Unsurprisingly, these problems are not confined to Australia, or indeed to financial planning units within financial organisations, as evidenced in November 2014 by Mark Carney, Governor of the Bank of England and Chair of the Financial Stability Board (FSB), who is clearly angered and frustrated by a litany of financial benchmark manipulation scandals in the UK and other jurisdictions: ‘Fundamental change is needed to institutional culture, to compensation arrangements and to markets….the succession of scandals mean it is simply untenable now to argue that the problem is one of a few bad apples. The issue is with the barrels in which they are stored.  Leaders and senior managers must be personally responsible for setting the cultural norms of their institutions.
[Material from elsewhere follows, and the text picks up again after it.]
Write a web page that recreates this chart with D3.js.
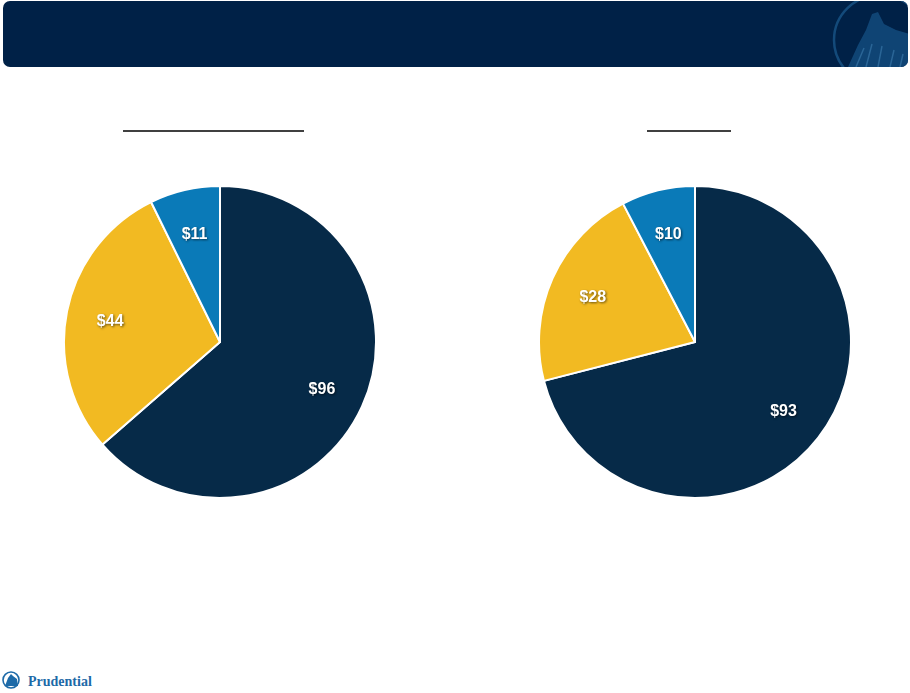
<!DOCTYPE html>
<html>
<head>
<meta charset="utf-8">
<script src="https://cdn.jsdelivr.net/npm/d3@7"></script>
<style>
  body { margin: 0; background: #fff; }
  svg { display: block; }
  .slice-label { font-family: Arial, "Liberation Sans", sans-serif; font-weight: bold; font-size: 16px; fill: #fff;
                 filter: drop-shadow(1px 1px 1px rgba(0,0,0,0.55)); }
</style>
</head>
<body>
<script>
// slice order: clockwise from 12 o'clock
const sliceNames = ["Navy", "Yellow", "Blue"];
const leftValues = [96, 44, 11];
const rightValues = [93, 28, 10];
const sliceColors = ["#062a48", "#f2ba22", "#0a7ab8"];

const w = 910;
const h = 693;
const radius = 156;
const labelRadius = 112;

const svg = d3.select("body").append("svg")
              .attr("width", w)
              .attr("height", h);

// header bar
svg.append("rect")
   .attr("x", 3).attr("y", 1)
   .attr("width", w - 5).attr("height", 66)
   .attr("rx", 7)
   .attr("fill", "#002147");

// faint rock emblem in the header corner
svg.append("clipPath").attr("id", "hdr")
   .append("rect").attr("x", 3).attr("y", 1).attr("width", w - 5).attr("height", 66).attr("rx", 7);
const emblem = svg.append("g").attr("clip-path", "url(#hdr)");
emblem.append("ellipse")
      .attr("cx", 880).attr("cy", 40).attr("rx", 46).attr("ry", 45)
      .attr("fill", "none").attr("stroke", "#134a7a").attr("stroke-width", 2.5);
emblem.append("path")
      .attr("d", "M848,67 L858,45 L866,30 L872,14 L878,12 L884,24 L896,30 L910,34 L910,67 Z")
      .attr("fill", "#0f4474");
emblem.append("path")
      .attr("d", "M856,67 L864,48 M866,67 L872,44 M878,67 L882,46 M890,67 L894,50 M900,67 L903,54")
      .attr("stroke", "#2a6596").attr("stroke-width", 1.5).attr("fill", "none");

// title underlines (title text not shown)
svg.append("line").attr("x1", 123).attr("x2", 304).attr("y1", 131).attr("y2", 131)
   .attr("stroke", "#000").attr("stroke-width", 1.3);
svg.append("line").attr("x1", 647).attr("x2", 731).attr("y1", 131).attr("y2", 131)
   .attr("stroke", "#000").attr("stroke-width", 1.3);

const pie = d3.pie().sort(null).value(d => d);
const arc = d3.arc().innerRadius(0).outerRadius(radius);
const labelArc = d3.arc().innerRadius(labelRadius).outerRadius(labelRadius);

function drawPie(values, cx, cy) {
    const g = svg.append("g").attr("transform", `translate(${cx}, ${cy})`);

    g.selectAll("path")
     .data(pie(values))
     .enter().append("path")
     .attr("d", arc)
     .attr("fill", (d, i) => sliceColors[i])
     .attr("stroke", "#fff")
     .attr("stroke-width", 2)
     .attr("stroke-linejoin", "round");

    g.selectAll("text")
     .data(pie(values))
     .enter().append("text")
     .attr("class", "slice-label")
     .attr("text-anchor", "middle")
     .attr("dy", "0.35em")
     .attr("transform", d => `translate(${labelArc.centroid(d)})`)
     .text(d => "$" + d.data);
}

drawPie(leftValues, 220, 342);
drawPie(rightValues, 695, 342);

// footer logo
const logo = svg.append("g");
logo.append("circle").attr("cx", 11).attr("cy", 680).attr("r", 8)
    .attr("fill", "#fff").attr("stroke", "#1d6aa8").attr("stroke-width", 1.6);
logo.append("path").attr("d", "M5,686 L8,678 L11,674 L13,676 L17,679 L18,686 Z").attr("fill", "#1d6aa8");
logo.append("text")
    .attr("x", 28).attr("y", 686)
    .attr("font-family", "'Liberation Serif', 'DejaVu Serif', serif")
    .attr("font-weight", "bold").attr("font-size", 14)
    .attr("fill", "#1d6aa8")
    .text("Prudential");
</script>
</body>
</html>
But in some parts of the financial sector the link between seniority and accountability had become blurred and, in some cases, severed.  The public were rightly angered that so many of the leaders and senior managers who were responsible for sowing the seeds of the crisis and for allowing cultures to develop in which gross misconduct took place have walked away from their actions or inactions.’
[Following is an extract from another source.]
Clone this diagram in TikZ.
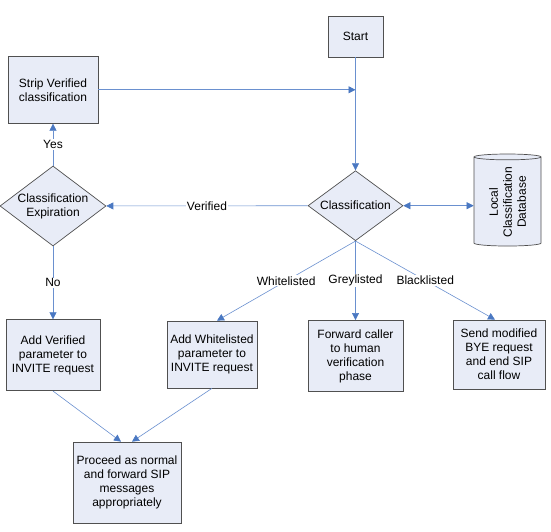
\documentclass[tikz,border=0pt]{standalone}
\usepackage{fontspec}
\setmainfont{Liberation Sans}
\usetikzlibrary{shapes.geometric, arrows.meta, positioning}
\definecolor{flowline}{HTML}{6A90CF}
\definecolor{flowtip}{HTML}{4A78C2}
\definecolor{boxfill}{HTML}{E8ECF7}
\definecolor{boxline}{HTML}{505050}
\begin{document}
\begin{tikzpicture}[
    x=1pt, y=-1pt,
    box/.style={rectangle, draw=boxline, line width=0.7pt, fill=boxfill, align=center, font=\fontsize{12}{14}\selectfont, inner sep=2pt},
    decision/.style={diamond, draw=boxline, line width=0.7pt, fill=boxfill, align=center, font=\fontsize{12}{14}\selectfont, inner sep=0pt, aspect=1.35},
    store/.style={cylinder, draw=boxline, line width=0.7pt, fill=boxfill, align=center, font=\fontsize{12}{14}\selectfont, aspect=0.15, rotate=90, inner sep=1pt},
    arrow/.style={-{Triangle[length=7pt, width=7pt, color=flowtip]}, flowline, semithick},
    biarrow/.style={{Triangle[length=7pt, width=7pt, color=flowtip]}-{Triangle[length=7pt, width=7pt, color=flowtip]}, flowline, semithick},
    label/.style={font=\fontsize{12}{14}\selectfont, fill=white, inner sep=1pt, text=black}
]
\useasboundingbox (0,0) rectangle (551,532);

% Main column
\node[box, minimum width=55pt, minimum height=41pt] (start) at (355.5,36.5) {Start};
\node[decision, minimum width=95pt, minimum height=70pt, below=113pt of start] (cls) {Classification};
\node[store, minimum width=67pt, minimum height=92pt] (db) at (507.5,202) {Local\\Classification\\Database};

% Verified branch
\node[decision, minimum width=106pt, minimum height=80pt] (expire) at (53,206) {Classification\\Expiration};
\node[box, minimum width=90pt, minimum height=67pt, above=42pt of expire] (strip) {Strip Verified\\classification};
\node[box, minimum width=94pt, minimum height=71pt, below=73pt of expire] (addver) {Add Verified\\parameter to\\INVITE request};

% List branches
\node[box, minimum width=90pt, minimum height=67pt] (addwl) at (212,354.5) {Add Whitelisted\\parameter to\\INVITE request};
\node[box, minimum width=95pt, minimum height=71pt, below=79pt of cls] (fwd) {Forward caller\\to human\\verification\\phase};
\node[box, minimum width=92pt, minimum height=69pt] (send) at (499,354.5) {Send modified\\BYE request\\and end SIP\\call flow};

\node[box, minimum width=108pt, minimum height=81pt] (proceed) at (127,482.5) {Proceed as normal\\and forward SIP\\messages\\appropriately};

\coordinate (join) at (strip.east -| start);

\draw[arrow] (start) -- (cls);
\draw[arrow] (strip.east) -- (join);
\draw[biarrow] (cls.east) -- (cls.east -| db.north);
\draw[arrow] (cls) -- node[label] {Verified} (expire);
\draw[arrow] (expire) -- node[label] {Yes} (strip);
\draw[arrow] (expire) -- node[label] {No} (addver);

\draw[arrow] (cls.south) -- node[label] {Whitelisted} ([xshift=5pt]addwl.north);
\draw[arrow] (cls.south) -- node[label] {Greylisted} (fwd);
\draw[arrow] (cls.south) -- node[label] {Blacklisted} ([xshift=-4pt]send.north);

\draw[arrow] (addver.south) -- ([xshift=-6pt]proceed.north);
\draw[arrow] (addwl.south) -- ([xshift=5pt]proceed.north);

\end{tikzpicture}
\end{document}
The FSI was an opportunity to recommend specific pathways to increase obligations and accountability standards within financial organisations to mandate improved standards of behaviour, for example through licensing processes.  It is an opportunity that has not been grasped, and as such, with my colleague Justin O’Brien, I fall into the category of disappointed submitters to the FSI process: ‘The Inquiry recognises it has not addressed all issues put before it by interested parties.’  In our 28 November 2013 submission to the FSI on its draft Terms of Reference we:’…strongly recommend to the inquiry that it examines how operational cultural norms within the financial services sector determine the levels of integrity, manageable risk and accountability that may be achieved in capital markets.’  And in our 31 March 2014 submission prior to the FSI’s Interim Report: ‘Recommendation Four: In line with the UK, assess the precise nature of culture and its impact on competition and advance concrete mechanisms to hold stated commitments to account, thus enhancing accountability.’ And ‘Recommendation Seven: Place verifiable conduct at the heart of the Inquiry’s response to changed financial conditions to be informed by legislative change.’
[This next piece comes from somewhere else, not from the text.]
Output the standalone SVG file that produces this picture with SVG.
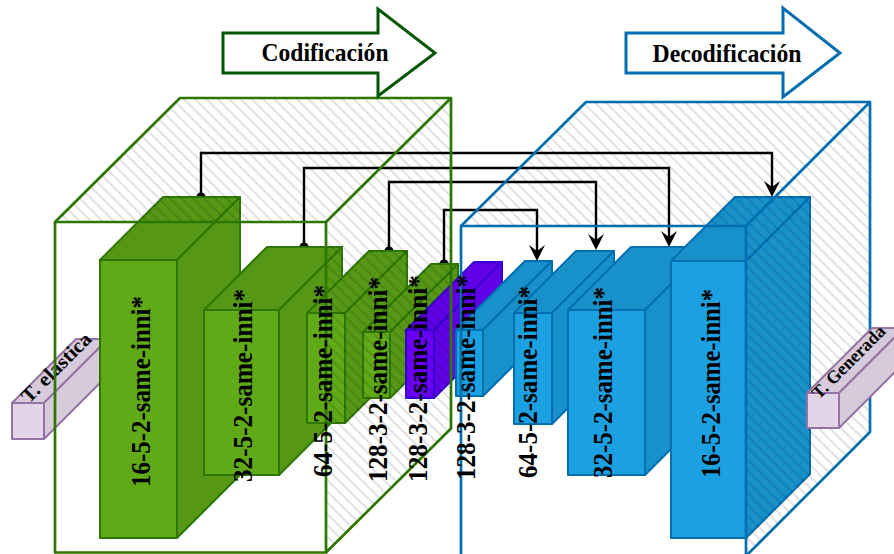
<svg xmlns="http://www.w3.org/2000/svg" width="894" height="554" viewBox="0 0 894 554">
  <defs>
    <style>
      .serif{font-family:"Liberation Serif","Times New Roman",serif;font-weight:bold;fill:#000}
      .lbl{font-size:27px}
      .ttl{font-size:26px}
      .tag{font-size:20px}
      .gf{fill:#60a917;stroke:#2d7600;stroke-width:2;stroke-linejoin:round}
      .gd{fill:#569815;stroke:#2d7600;stroke-width:2;stroke-linejoin:round}
      .bf{fill:#1ba1e2;stroke:#006eaf;stroke-width:2;stroke-linejoin:round}
      .bd{fill:#1891cb;stroke:#006eaf;stroke-width:2;stroke-linejoin:round}
      .pf{fill:#6a00ff;stroke:#3700cc;stroke-width:2;stroke-linejoin:round}
      .pd{fill:#5f00e6;stroke:#3700cc;stroke-width:2;stroke-linejoin:round}
      .lf{fill:#e1d5e7;stroke:#9673a6;stroke-width:2;stroke-linejoin:round}
      .ld{fill:#d6cadb;stroke:#9673a6;stroke-width:2;stroke-linejoin:round}
      .edge{fill:none;stroke:#000;stroke-width:2.4;marker-start:url(#dot);marker-end:url(#arrow)}
      .encl{fill:none;stroke:#2d7600;stroke-width:2.7;stroke-linejoin:round}
      .decl{fill:none;stroke:#006eaf;stroke-width:2.7;stroke-linejoin:round}
      .hatch{fill:url(#hatch);stroke:none}
    </style>
    <pattern id="hatch" patternUnits="userSpaceOnUse" width="8" height="8" patternTransform="rotate(45)">
      <line x1="0" y1="4" x2="8" y2="4" stroke="#000" stroke-opacity="0.14" stroke-width="1.6"/>
    </pattern>
    <marker id="arrow" viewBox="0 0 16 16" markerWidth="16" markerHeight="16" refX="6" refY="8" orient="auto" markerUnits="userSpaceOnUse">
      <path d="M0,0 L16,8 L0,16 L6,8 Z" fill="#000"/>
    </marker>
    <marker id="dot" viewBox="0 0 10 10" markerWidth="10" markerHeight="10" refX="5" refY="5" markerUnits="userSpaceOnUse">
      <circle cx="5" cy="5" r="4.6" fill="#000"/>
    </marker>
  </defs>

  <!-- input tensor -->
  <g id="t-elastica">
    <polygon class="ld" points="12,403 76,339 108,339 44,403"/>
    <polygon class="ld" points="44,403 108,339 108,375 44,439"/>
    <rect class="lf" x="12" y="403" width="32" height="36"/>
    <text class="serif tag" x="29" y="404" textLength="90" lengthAdjust="spacingAndGlyphs" transform="rotate(-45 29 404)">T. elastica</text>
  </g>

  <!-- skip connections -->
  <g id="connectors">
    <path class="edge" d="M201,197 V153 H772 V187"/>
    <path class="edge" d="M304,247 V168 H669 V237"/>
    <path class="edge" d="M389,251 V182 H596 V240"/>
    <path class="edge" d="M444,264 V210 H537 V251"/>
  </g>

  <!-- encoder layers -->
  <g id="enc-16">
    <polygon class="gd" points="100,260 163,197 240,197 177,260"/>
    <polygon class="gd" points="177,260 240,197 240,475 177,538"/>
    <rect class="gf" x="100" y="260" width="77" height="278"/>
  </g>
  <g id="enc-32">
    <polygon class="gd" points="204,310 267,247 342,247 279,310"/>
    <polygon class="gd" points="279,310 342,247 342,412 279,475"/>
    <rect class="gf" x="204" y="310" width="75" height="165"/>
  </g>
  <g id="enc-64">
    <polygon class="gd" points="307,313 369,251 407,251 345,313"/>
    <polygon class="gd" points="345,313 407,251 407,361 345,423"/>
    <rect class="gf" x="307" y="313" width="38" height="110"/>
  </g>
  <g id="enc-128">
    <polygon class="gd" points="363,332 431,264 458,264 390,332"/>
    <polygon class="gd" points="390,332 458,264 458,330 390,398"/>
    <rect class="gf" x="363" y="332" width="27" height="66"/>
  </g>
  <g id="bottleneck">
    <polygon class="pd" points="406,330 474,262 502,262 434,330"/>
    <polygon class="pd" points="434,330 502,262 502,330 434,398"/>
    <rect class="pf" x="406" y="330" width="28" height="68"/>
  </g>

  <!-- decoder layers -->
  <g id="dec-128">
    <polygon class="bd" points="456,330 525,261 552,261 483,330"/>
    <polygon class="bd" points="483,330 552,261 552,327 483,396"/>
    <rect class="bf" x="456" y="330" width="27" height="66"/>
  </g>
  <g id="dec-64">
    <polygon class="bd" points="514,313 576,251 614,251 552,313"/>
    <polygon class="bd" points="552,313 614,251 614,362 552,424"/>
    <rect class="bf" x="514" y="313" width="38" height="111"/>
  </g>
  <g id="dec-32">
    <polygon class="bd" points="568,310 631,247 708,247 645,310"/>
    <polygon class="bd" points="645,310 708,247 708,412 645,475"/>
    <rect class="bf" x="568" y="310" width="77" height="165"/>
  </g>
  <g id="dec-16">
    <polygon class="bd" points="671,261 735,197 810,197 746,261"/>
    <polygon class="bd" points="746,261 810,197 810,474 746,538"/>
    <rect class="bf" x="671" y="261" width="75" height="277"/>
  </g>

  <!-- encoder enclosure -->
  <g id="encoder">
    <polygon class="hatch" points="55,222 180,98 451,98 326,222"/>
    <polygon class="hatch" points="326,222 451,98 451,428.5 326,552.5"/>
    <rect class="encl" x="55" y="222" width="271" height="330.5"/>
    <path class="encl" d="M55,222 L180,98 H451 L326,222 M451,98 V428.5 L326,552.5"/>
  </g>

  <!-- decoder enclosure -->
  <g id="decoder">
    <polygon class="hatch" points="461,226 586,102 870,102 746,226"/>
    <polygon class="hatch" points="746,226 870,102 870,432 746,556"/>
    <rect class="decl" x="461" y="226" width="285" height="330"/>
    <path class="decl" d="M461,226 L586,102 H870 L746,226 M870,102 V432 L746,556"/>
  </g>

  <!-- output tensor -->
  <g id="t-generada">
    <polygon class="ld" points="807,393 872,328 904,328 839,393"/>
    <polygon class="ld" points="839,393 904,328 904,363 839,428"/>
    <rect class="lf" x="807" y="393" width="32" height="35"/>
    <text class="serif" font-size="18" x="819" y="400" transform="rotate(-45 819 400)">T. Generada</text>
  </g>

  <!-- layer captions -->
  <g id="labels" class="serif lbl">
    <text id="enc-16-label" x="150" y="487" textLength="191" lengthAdjust="spacingAndGlyphs" transform="rotate(-90 150 487)">16-5-2-same-inni*</text>
    <text id="enc-32-label" x="252" y="482" textLength="193" lengthAdjust="spacingAndGlyphs" transform="rotate(-90 252 482)">32-5-2-same-inni*</text>
    <text id="enc-64-label" x="332" y="477" textLength="192" lengthAdjust="spacingAndGlyphs" transform="rotate(-90 332 477)">64-5-2-same-inni*</text>
    <text id="enc-128-label" x="387" y="482" textLength="205" lengthAdjust="spacingAndGlyphs" transform="rotate(-90 387 482)">128-3-2-same-inni*</text>
    <text id="bottleneck-label" x="427" y="482" textLength="207" lengthAdjust="spacingAndGlyphs" transform="rotate(-90 427 482)">128-3-2-same-inni*</text>
    <text id="dec-128-label" x="475" y="480" textLength="205" lengthAdjust="spacingAndGlyphs" transform="rotate(-90 475 480)">128-3-2-same-inni*</text>
    <text id="dec-64-label" x="537" y="478" textLength="192" lengthAdjust="spacingAndGlyphs" transform="rotate(-90 537 478)">64-5-2-same-inni*</text>
    <text id="dec-32-label" x="612" y="478" textLength="191" lengthAdjust="spacingAndGlyphs" transform="rotate(-90 612 478)">32-5-2-same-inni*</text>
    <text id="dec-16-label" x="720" y="478" textLength="189" lengthAdjust="spacingAndGlyphs" transform="rotate(-90 720 478)">16-5-2-same-inni*</text>
  </g>

  <!-- stage banners -->
  <g id="codificacion">
    <polygon points="223,33 378,33 378,9 435,53 378,96 378,73 223,73" fill="#fff" stroke="#005700" stroke-width="3" stroke-linejoin="miter"/>
    <text class="serif ttl" x="325" y="61" text-anchor="middle" textLength="127" lengthAdjust="spacingAndGlyphs">Codificación</text>
  </g>
  <g id="decodificacion">
    <polygon points="626,33 783,33 783,8 840,53 783,97 783,73 626,73" fill="#fff" stroke="#006eaf" stroke-width="3" stroke-linejoin="miter"/>
    <text class="serif ttl" x="727" y="62" text-anchor="middle" textLength="149" lengthAdjust="spacingAndGlyphs">Decodificación</text>
  </g>
</svg>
It is especially disappointing that the FSI has not been more proactive regarding governance in its recommendations, because in several of his speeches during the course of the FSI, Mr Murray acknowledged how crucial it is to focus on human systems in regulatory environments and how they are decisive in terms of behaviour and effect.  For example in Sydney in November 2014, in his last public speech before the release of the final report Mr Murray stated: ‘We put in an enormous effort every day to make sure machines — which don’t have an opinion — are working properly. But we spend far less time on human systems, which affect people.  Human systems are actually far more important than technical systems.’  It is unclear how significant the FSI recommendations will be in directly influencing human systems in financial regulation in Australia to protect better the interests of Australian citizens, all of whom are consumers of financial services.  Given the realities of contemporary federal parliamentary mathematics in Canberra, especially in the Senate, it may well be parliamentary mechanisms such as the current Parliamentary Joint Committee on Corporations and Financial Services Inquiry into proposals to lift the professional, ethical and education standards in the financial services industry, that can prioritise the issue of how human agency systems can be regulated to improve operational cultures in the Australian financial system.  As 2015 proceeds the Treasurer and the Commonwealth Government will decide how many of the FSI’s forty four recommendations they will adopt, the consultation window until 31 March 2015 also affords an opportunity to raise further the profile of how human agency systems shape financial regulation and practice.